Market Designs for the Future: PJM recently updated its capacity market rules in hopes of better integrating the contributions of variable energy resources and changes in demand and supply from season to season. But many economists have been thinking about more dramatic changes in market design that could help send price signals to power providers earlier and more clearly. A recent RFF report goes into detail on ideas for such designs and how these proposals could help ensure sufficient electricity supply on the grid. However, while some of these ideas may help clarify price signals, the designs may not actually reduce the cost of ensuring a balance of supply and demand.
The Debate Rages On
Several stakeholders came forward with ideas and proposals to address the price shock in the PJM capacity market in the weeks that followed the auction. Clean energy advocates have pushed for fast-tracking new generation through the interconnection queue and for generators that are near retirement and that have special reliability contracts to offer capacity services.

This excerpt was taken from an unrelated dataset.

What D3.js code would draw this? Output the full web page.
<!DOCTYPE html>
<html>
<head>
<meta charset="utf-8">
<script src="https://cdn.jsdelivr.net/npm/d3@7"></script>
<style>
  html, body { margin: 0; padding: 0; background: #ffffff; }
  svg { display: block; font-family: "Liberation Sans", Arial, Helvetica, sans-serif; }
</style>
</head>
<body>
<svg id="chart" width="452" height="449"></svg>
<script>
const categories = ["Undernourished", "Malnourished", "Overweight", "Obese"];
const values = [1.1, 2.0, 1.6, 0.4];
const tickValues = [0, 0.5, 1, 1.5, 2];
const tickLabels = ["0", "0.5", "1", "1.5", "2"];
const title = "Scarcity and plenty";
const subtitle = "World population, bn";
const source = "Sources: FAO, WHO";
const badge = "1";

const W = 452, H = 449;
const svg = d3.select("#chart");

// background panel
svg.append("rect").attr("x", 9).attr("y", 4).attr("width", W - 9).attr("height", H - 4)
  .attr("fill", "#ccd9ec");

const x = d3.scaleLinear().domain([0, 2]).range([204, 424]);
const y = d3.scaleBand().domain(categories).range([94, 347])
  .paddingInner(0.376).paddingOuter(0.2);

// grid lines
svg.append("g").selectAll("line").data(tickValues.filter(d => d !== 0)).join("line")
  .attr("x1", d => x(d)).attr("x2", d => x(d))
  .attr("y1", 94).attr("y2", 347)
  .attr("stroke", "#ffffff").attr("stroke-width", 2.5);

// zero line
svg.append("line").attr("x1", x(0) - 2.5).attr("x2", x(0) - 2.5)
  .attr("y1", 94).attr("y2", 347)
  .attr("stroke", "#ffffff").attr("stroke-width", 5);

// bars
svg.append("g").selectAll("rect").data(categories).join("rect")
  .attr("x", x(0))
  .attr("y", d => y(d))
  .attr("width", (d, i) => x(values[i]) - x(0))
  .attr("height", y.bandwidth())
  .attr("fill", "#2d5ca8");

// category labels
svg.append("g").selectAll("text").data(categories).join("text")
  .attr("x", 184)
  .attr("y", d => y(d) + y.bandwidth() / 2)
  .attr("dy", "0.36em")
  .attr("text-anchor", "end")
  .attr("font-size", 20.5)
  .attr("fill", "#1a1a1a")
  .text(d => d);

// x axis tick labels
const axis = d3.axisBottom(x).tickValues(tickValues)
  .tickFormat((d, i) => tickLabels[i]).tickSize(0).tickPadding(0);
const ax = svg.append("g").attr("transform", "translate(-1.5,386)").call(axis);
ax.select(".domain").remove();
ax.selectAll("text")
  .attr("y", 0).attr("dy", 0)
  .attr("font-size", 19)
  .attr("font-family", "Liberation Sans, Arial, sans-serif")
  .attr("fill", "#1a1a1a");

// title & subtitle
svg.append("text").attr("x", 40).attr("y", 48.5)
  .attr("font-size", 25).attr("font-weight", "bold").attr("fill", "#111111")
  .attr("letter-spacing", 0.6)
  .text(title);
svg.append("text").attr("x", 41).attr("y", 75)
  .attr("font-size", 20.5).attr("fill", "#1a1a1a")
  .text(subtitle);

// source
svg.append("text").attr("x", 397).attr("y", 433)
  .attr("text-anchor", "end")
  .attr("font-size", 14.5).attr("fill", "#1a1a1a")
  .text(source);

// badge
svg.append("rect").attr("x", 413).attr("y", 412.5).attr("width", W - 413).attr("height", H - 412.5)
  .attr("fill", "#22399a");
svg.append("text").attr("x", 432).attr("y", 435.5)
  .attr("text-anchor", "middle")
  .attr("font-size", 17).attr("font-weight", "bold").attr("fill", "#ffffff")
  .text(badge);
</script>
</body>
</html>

The independent market monitor for PJM has made several recommendations, including requiring intermittent generators (e.g., wind and solar) to make offers in the capacity market and further adjusting the method by which resources are accredited. Some utilities owned by investors have even claimed that they should, through reregulation, take over from PJM the process of securing new capacity. Reregulation would move responsibility for providing incentives for investment in new generation from the competitive market to utilities that own both generation and power lines, get a fixed rate of return on their investment, and operate as regulated monopolies. While reregulation is unlikely, these historically high prices are forcing policymakers and regulators to consider what mix of solutions potentially could reduce prices in future capacity market auctions while preserving the role of the capacity market: to signal the need for new investments.